▶ [Information supplied]
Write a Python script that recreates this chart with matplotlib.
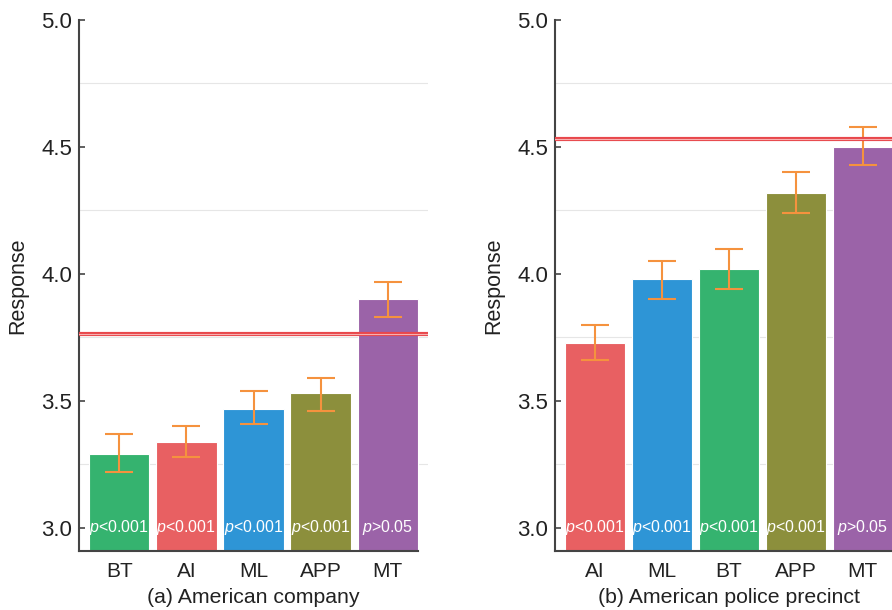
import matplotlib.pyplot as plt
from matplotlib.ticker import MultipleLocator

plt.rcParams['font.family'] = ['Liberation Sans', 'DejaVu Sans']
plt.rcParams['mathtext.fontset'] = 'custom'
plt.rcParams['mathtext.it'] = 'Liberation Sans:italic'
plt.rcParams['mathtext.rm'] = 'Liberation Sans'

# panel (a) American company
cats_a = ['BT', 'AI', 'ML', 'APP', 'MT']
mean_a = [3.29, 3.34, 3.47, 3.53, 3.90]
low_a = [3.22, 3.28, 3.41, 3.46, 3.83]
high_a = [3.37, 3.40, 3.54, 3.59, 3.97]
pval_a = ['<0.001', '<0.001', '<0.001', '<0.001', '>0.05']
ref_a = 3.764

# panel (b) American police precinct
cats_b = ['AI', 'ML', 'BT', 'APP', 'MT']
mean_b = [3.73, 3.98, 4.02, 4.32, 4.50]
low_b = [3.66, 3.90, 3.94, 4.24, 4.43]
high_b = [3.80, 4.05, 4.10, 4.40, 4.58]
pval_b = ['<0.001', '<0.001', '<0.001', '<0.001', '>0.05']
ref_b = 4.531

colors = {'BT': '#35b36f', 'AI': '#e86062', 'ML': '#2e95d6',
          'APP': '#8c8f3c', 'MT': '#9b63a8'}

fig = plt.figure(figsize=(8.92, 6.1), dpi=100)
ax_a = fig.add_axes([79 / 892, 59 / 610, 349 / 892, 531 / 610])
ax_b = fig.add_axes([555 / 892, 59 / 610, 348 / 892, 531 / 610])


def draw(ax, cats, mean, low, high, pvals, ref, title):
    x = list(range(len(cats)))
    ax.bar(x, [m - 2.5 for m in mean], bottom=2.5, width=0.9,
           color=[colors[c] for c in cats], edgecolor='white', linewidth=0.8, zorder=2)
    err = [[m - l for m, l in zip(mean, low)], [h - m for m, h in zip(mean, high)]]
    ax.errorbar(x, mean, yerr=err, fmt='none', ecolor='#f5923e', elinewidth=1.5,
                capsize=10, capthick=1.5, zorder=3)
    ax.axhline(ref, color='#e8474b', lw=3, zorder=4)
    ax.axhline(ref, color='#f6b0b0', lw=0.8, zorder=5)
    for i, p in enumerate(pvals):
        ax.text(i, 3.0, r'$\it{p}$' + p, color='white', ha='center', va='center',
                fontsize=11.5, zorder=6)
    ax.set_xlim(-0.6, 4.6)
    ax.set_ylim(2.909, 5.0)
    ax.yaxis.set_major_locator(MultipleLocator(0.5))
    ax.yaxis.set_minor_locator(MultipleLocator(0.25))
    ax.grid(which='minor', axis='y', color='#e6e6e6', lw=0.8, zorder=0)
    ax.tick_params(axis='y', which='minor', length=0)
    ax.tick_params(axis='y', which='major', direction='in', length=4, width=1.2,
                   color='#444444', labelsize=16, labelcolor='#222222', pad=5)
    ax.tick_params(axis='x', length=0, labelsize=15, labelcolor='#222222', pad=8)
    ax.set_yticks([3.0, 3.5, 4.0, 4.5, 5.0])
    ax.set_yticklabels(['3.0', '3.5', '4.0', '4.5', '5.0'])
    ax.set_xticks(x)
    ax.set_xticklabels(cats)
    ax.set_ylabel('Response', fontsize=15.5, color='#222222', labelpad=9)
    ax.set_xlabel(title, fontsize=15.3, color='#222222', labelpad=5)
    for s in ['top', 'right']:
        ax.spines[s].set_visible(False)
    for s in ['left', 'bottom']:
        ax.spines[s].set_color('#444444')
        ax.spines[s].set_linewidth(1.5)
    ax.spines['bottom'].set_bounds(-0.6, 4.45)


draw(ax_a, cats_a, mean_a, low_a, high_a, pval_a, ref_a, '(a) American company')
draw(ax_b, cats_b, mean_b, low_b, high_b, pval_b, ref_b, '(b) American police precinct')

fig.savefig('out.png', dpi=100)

▶ [Stated task] Repeat the lines of the listing above verbatim, beginning at its first line and ending at the line containing "ref_a = 3.764", which is included. Omit pictures.

▶ [Exercise response]
Write a Python script that recreates this chart with matplotlib.
import matplotlib.pyplot as plt
from matplotlib.ticker import MultipleLocator

plt.rcParams['font.family'] = ['Liberation Sans', 'DejaVu Sans']
plt.rcParams['mathtext.fontset'] = 'custom'
plt.rcParams['mathtext.it'] = 'Liberation Sans:italic'
plt.rcParams['mathtext.rm'] = 'Liberation Sans'

# panel (a) American company
cats_a = ['BT', 'AI', 'ML', 'APP', 'MT']
mean_a = [3.29, 3.34, 3.47, 3.53, 3.90]
low_a = [3.22, 3.28, 3.41, 3.46, 3.83]
high_a = [3.37, 3.40, 3.54, 3.59, 3.97]
pval_a = ['<0.001', '<0.001', '<0.001', '<0.001', '>0.05']
ref_a = 3.764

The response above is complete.